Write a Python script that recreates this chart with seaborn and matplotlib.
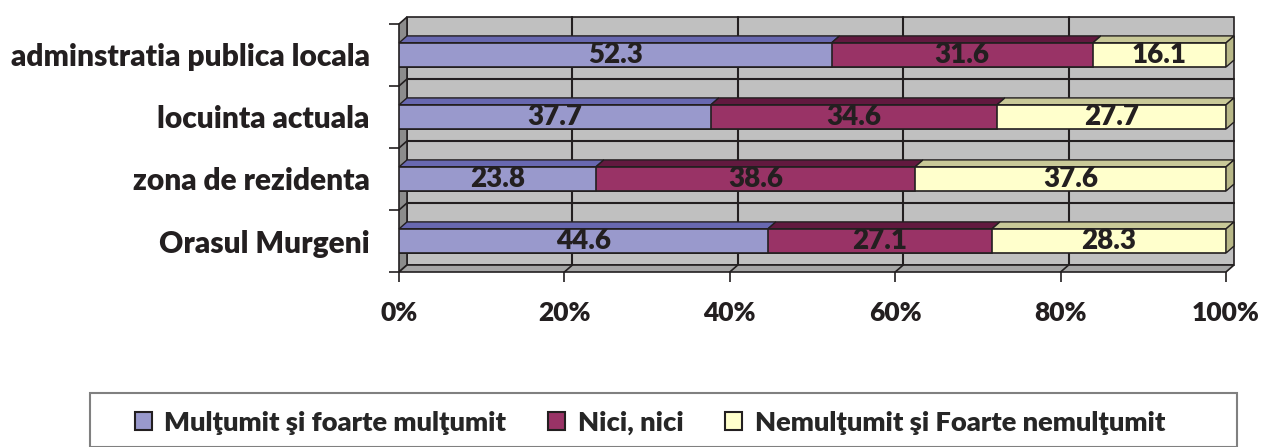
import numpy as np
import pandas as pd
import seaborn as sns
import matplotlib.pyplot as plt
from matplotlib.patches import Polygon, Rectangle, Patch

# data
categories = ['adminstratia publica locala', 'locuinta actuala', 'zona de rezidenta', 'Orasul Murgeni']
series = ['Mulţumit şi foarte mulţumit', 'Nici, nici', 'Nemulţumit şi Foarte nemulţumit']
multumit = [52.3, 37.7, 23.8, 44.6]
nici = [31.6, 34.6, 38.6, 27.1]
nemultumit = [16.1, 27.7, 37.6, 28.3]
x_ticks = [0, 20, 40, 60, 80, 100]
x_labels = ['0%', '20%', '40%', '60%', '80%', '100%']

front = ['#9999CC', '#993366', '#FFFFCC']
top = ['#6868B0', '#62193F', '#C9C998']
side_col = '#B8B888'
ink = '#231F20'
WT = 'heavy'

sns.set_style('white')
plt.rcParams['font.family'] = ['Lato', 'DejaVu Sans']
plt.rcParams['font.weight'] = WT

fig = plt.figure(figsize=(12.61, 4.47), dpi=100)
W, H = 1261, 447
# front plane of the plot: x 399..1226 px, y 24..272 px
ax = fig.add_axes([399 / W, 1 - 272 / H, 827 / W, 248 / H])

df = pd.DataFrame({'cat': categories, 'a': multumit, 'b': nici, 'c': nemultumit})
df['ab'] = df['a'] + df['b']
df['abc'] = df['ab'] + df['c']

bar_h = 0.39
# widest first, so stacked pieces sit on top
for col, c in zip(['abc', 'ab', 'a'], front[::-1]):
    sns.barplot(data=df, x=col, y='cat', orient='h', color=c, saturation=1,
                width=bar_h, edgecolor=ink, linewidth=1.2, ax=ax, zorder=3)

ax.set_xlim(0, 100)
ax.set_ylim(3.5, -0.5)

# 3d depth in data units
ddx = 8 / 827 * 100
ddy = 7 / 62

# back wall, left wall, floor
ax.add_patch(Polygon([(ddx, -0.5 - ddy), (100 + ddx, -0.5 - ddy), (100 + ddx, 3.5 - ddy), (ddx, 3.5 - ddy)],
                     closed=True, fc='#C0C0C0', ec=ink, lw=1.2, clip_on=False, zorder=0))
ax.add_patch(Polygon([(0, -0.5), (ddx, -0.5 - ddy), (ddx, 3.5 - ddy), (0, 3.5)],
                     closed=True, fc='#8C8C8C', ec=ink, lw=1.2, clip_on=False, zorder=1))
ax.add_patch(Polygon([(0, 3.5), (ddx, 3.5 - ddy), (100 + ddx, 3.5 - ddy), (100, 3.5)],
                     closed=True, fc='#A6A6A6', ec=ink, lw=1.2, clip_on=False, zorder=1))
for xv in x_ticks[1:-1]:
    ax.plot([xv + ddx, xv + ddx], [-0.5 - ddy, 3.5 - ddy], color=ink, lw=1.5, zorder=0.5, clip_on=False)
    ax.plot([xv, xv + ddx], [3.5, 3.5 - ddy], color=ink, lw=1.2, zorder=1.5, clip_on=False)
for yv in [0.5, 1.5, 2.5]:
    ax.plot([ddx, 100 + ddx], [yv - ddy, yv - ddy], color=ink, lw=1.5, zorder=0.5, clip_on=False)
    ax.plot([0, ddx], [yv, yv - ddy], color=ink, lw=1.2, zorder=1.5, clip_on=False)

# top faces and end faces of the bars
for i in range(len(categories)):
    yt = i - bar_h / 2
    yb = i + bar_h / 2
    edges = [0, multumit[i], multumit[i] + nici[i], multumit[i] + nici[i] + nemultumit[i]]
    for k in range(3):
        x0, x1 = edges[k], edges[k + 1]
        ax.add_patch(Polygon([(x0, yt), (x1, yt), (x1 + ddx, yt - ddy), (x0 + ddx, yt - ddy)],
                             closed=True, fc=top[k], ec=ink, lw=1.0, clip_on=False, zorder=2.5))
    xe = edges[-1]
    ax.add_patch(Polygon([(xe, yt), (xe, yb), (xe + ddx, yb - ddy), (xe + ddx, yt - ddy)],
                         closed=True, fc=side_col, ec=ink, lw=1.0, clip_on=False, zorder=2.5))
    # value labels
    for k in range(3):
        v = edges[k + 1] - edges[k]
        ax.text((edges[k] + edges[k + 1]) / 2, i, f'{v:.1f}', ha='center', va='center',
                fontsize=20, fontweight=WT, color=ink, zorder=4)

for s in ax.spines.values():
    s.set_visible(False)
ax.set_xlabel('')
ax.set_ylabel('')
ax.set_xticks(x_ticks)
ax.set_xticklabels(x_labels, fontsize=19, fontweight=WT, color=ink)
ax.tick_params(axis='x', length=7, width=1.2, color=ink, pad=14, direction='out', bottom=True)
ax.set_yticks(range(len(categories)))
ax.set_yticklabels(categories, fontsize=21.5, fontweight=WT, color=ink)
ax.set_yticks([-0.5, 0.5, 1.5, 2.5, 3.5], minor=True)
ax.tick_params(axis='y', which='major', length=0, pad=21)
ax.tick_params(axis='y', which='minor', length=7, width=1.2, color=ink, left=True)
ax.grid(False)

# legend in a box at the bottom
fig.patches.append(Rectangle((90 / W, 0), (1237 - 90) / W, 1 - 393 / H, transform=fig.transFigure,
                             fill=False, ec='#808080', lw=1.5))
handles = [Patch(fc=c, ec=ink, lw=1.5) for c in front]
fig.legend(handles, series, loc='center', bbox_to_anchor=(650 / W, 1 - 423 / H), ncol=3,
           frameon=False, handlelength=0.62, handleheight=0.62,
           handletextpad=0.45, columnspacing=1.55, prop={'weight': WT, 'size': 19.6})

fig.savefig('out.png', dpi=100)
• • •
# Job:
Leave out the pictures and retype every line above exactly.

# Completed task:
Write a Python script that recreates this chart with seaborn and matplotlib.
import numpy as np
import pandas as pd
import seaborn as sns
import matplotlib.pyplot as plt
from matplotlib.patches import Polygon, Rectangle, Patch

# data
categories = ['adminstratia publica locala', 'locuinta actuala', 'zona de rezidenta', 'Orasul Murgeni']
series = ['Mulţumit şi foarte mulţumit', 'Nici, nici', 'Nemulţumit şi Foarte nemulţumit']
multumit = [52.3, 37.7, 23.8, 44.6]
nici = [31.6, 34.6, 38.6, 27.1]
nemultumit = [16.1, 27.7, 37.6, 28.3]
x_ticks = [0, 20, 40, 60, 80, 100]
x_labels = ['0%', '20%', '40%', '60%', '80%', '100%']

front = ['#9999CC', '#993366', '#FFFFCC']
top = ['#6868B0', '#62193F', '#C9C998']
side_col = '#B8B888'
ink = '#231F20'
WT = 'heavy'

sns.set_style('white')
plt.rcParams['font.family'] = ['Lato', 'DejaVu Sans']
plt.rcParams['font.weight'] = WT

fig = plt.figure(figsize=(12.61, 4.47), dpi=100)
W, H = 1261, 447
# front plane of the plot: x 399..1226 px, y 24..272 px
ax = fig.add_axes([399 / W, 1 - 272 / H, 827 / W, 248 / H])

df = pd.DataFrame({'cat': categories, 'a': multumit, 'b': nici, 'c': nemultumit})
df['ab'] = df['a'] + df['b']
df['abc'] = df['ab'] + df['c']

bar_h = 0.39
# widest first, so stacked pieces sit on top
for col, c in zip(['abc', 'ab', 'a'], front[::-1]):
    sns.barplot(data=df, x=col, y='cat', orient='h', color=c, saturation=1,
                width=bar_h, edgecolor=ink, linewidth=1.2, ax=ax, zorder=3)

ax.set_xlim(0, 100)
ax.set_ylim(3.5, -0.5)

# 3d depth in data units
ddx = 8 / 827 * 100
ddy = 7 / 62

# back wall, left wall, floor
ax.add_patch(Polygon([(ddx, -0.5 - ddy), (100 + ddx, -0.5 - ddy), (100 + ddx, 3.5 - ddy), (ddx, 3.5 - ddy)],
                     closed=True, fc='#C0C0C0', ec=ink, lw=1.2, clip_on=False, zorder=0))
ax.add_patch(Polygon([(0, -0.5), (ddx, -0.5 - ddy), (ddx, 3.5 - ddy), (0, 3.5)],
                     closed=True, fc='#8C8C8C', ec=ink, lw=1.2, clip_on=False, zorder=1))
ax.add_patch(Polygon([(0, 3.5), (ddx, 3.5 - ddy), (100 + ddx, 3.5 - ddy), (100, 3.5)],
                     closed=True, fc='#A6A6A6', ec=ink, lw=1.2, clip_on=False, zorder=1))
for xv in x_ticks[1:-1]:
    ax.plot([xv + ddx, xv + ddx], [-0.5 - ddy, 3.5 - ddy], color=ink, lw=1.5, zorder=0.5, clip_on=False)
    ax.plot([xv, xv + ddx], [3.5, 3.5 - ddy], color=ink, lw=1.2, zorder=1.5, clip_on=False)
for yv in [0.5, 1.5, 2.5]:
    ax.plot([ddx, 100 + ddx], [yv - ddy, yv - ddy], color=ink, lw=1.5, zorder=0.5, clip_on=False)
    ax.plot([0, ddx], [yv, yv - ddy], color=ink, lw=1.2, zorder=1.5, clip_on=False)

# top faces and end faces of the bars
for i in range(len(categories)):
    yt = i - bar_h / 2
    yb = i + bar_h / 2
    edges = [0, multumit[i], multumit[i] + nici[i], multumit[i] + nici[i] + nemultumit[i]]
    for k in range(3):
        x0, x1 = edges[k], edges[k + 1]
        ax.add_patch(Polygon([(x0, yt), (x1, yt), (x1 + ddx, yt - ddy), (x0 + ddx, yt - ddy)],
                             closed=True, fc=top[k], ec=ink, lw=1.0, clip_on=False, zorder=2.5))
    xe = edges[-1]
    ax.add_patch(Polygon([(xe, yt), (xe, yb), (xe + ddx, yb - ddy), (xe + ddx, yt - ddy)],
                         closed=True, fc=side_col, ec=ink, lw=1.0, clip_on=False, zorder=2.5))
    # value labels
    for k in range(3):
        v = edges[k + 1] - edges[k]
        ax.text((edges[k] + edges[k + 1]) / 2, i, f'{v:.1f}', ha='center', va='center',
                fontsize=20, fontweight=WT, color=ink, zorder=4)

for s in ax.spines.values():
    s.set_visible(False)
ax.set_xlabel('')
ax.set_ylabel('')
ax.set_xticks(x_ticks)
ax.set_xticklabels(x_labels, fontsize=19, fontweight=WT, color=ink)
ax.tick_params(axis='x', length=7, width=1.2, color=ink, pad=14, direction='out', bottom=True)
ax.set_yticks(range(len(categories)))
ax.set_yticklabels(categories, fontsize=21.5, fontweight=WT, color=ink)
ax.set_yticks([-0.5, 0.5, 1.5, 2.5, 3.5], minor=True)
ax.tick_params(axis='y', which='major', length=0, pad=21)
ax.tick_params(axis='y', which='minor', length=7, width=1.2, color=ink, left=True)
ax.grid(False)

# legend in a box at the bottom
fig.patches.append(Rectangle((90 / W, 0), (1237 - 90) / W, 1 - 393 / H, transform=fig.transFigure,
                             fill=False, ec='#808080', lw=1.5))
handles = [Patch(fc=c, ec=ink, lw=1.5) for c in front]
fig.legend(handles, series, loc='center', bbox_to_anchor=(650 / W, 1 - 423 / H), ncol=3,
           frameon=False, handlelength=0.62, handleheight=0.62,
           handletextpad=0.45, columnspacing=1.55, prop={'weight': WT, 'size': 19.6})

fig.savefig('out.png', dpi=100)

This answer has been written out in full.